Nick Squires in Sydney
30 January 2005
Sick of being mistaken for Australians, and increasingly removed from their British colonial heritage, some New Zealanders are campaigning to ditch their national flag, perhaps in favour of a new, Maori-influenced design.
Last week a campaign group, the NZflag.com Trust, began canvassing the public
and collecting signatures in the capital, Wellington, as well as Auckland and
three other cities.
The group has to collect 300,000 signatures in order to force a referendum on
the issue. Ideally, that would be held in conjunction with the next general
election. A date for the poll has not been set but it must be held before September.
One of the backers of the campaign is Catherine Tizard, a former governor-general who insists there is no contradiction between her past role as the British queen's representative in New Zealand and her desire to abandon the flag and the Union Jack it incorporates.
"The issue is not one of forgetting our British heritage, it's one of defining New Zealand's identity - what symbolises us as a modern independent nation," said Dame Catherine, who was governor-general from 1990 to 1996.
"There's nothing of New Zealand in the present flag. The Union Jack is British and the Southern Cross is common to the whole southern hemisphere. It's absurd that we should have a flag that is so similar to that of our next-door neighbour that people get the two mixed up."
Similarities between the flags of New Zealand and Australia are so close as to be absurd, campaigners say. Both feature the Union Jack in the corner and a large Southern Cross. While the stars of the constellation on the Australian flag are white, those on the New Zealand flag are red, bordered by white.
The flags are frequently confused at sporting events and public ceremonies.
The present New Zealand flag is up against several new designs which include a representation of the country's iconic flightless bird, the kiwi, the silver tree fern, an abstract Maori design or a combination of all three.
Changing the flag, Dame Catherine insists, has nothing to do with New Zealand becoming a republic. Unlike Australia, which held a referendum on whether to cut constitutional links with the British crown in 1999, the republican debate in New Zealand is low-key. New Zealand retains Queen Elizabeth as head of state and is active within the Commonwealth.

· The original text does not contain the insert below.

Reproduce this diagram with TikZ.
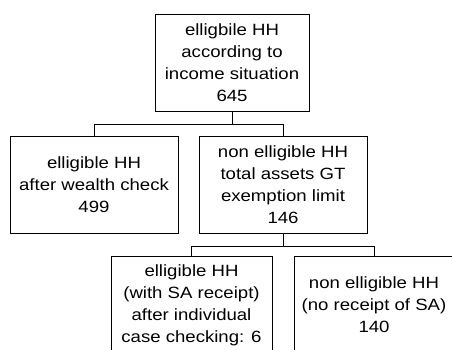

Jo Coughlan, the spokeswoman for the trust, said changing the flag would reflect the increasing number of Pacific islanders and Asians who now call New Zealand home. Thousands of Indians and Chinese have emigrated to New Zealand in the past decade, and Auckland now has the world's largest congregation of Pacific islanders.
"We've moved on and having the Union Jack on the flag is not relevant any more. It's not a rejection of our British heritage. It's just that it doesn't represent who we are today."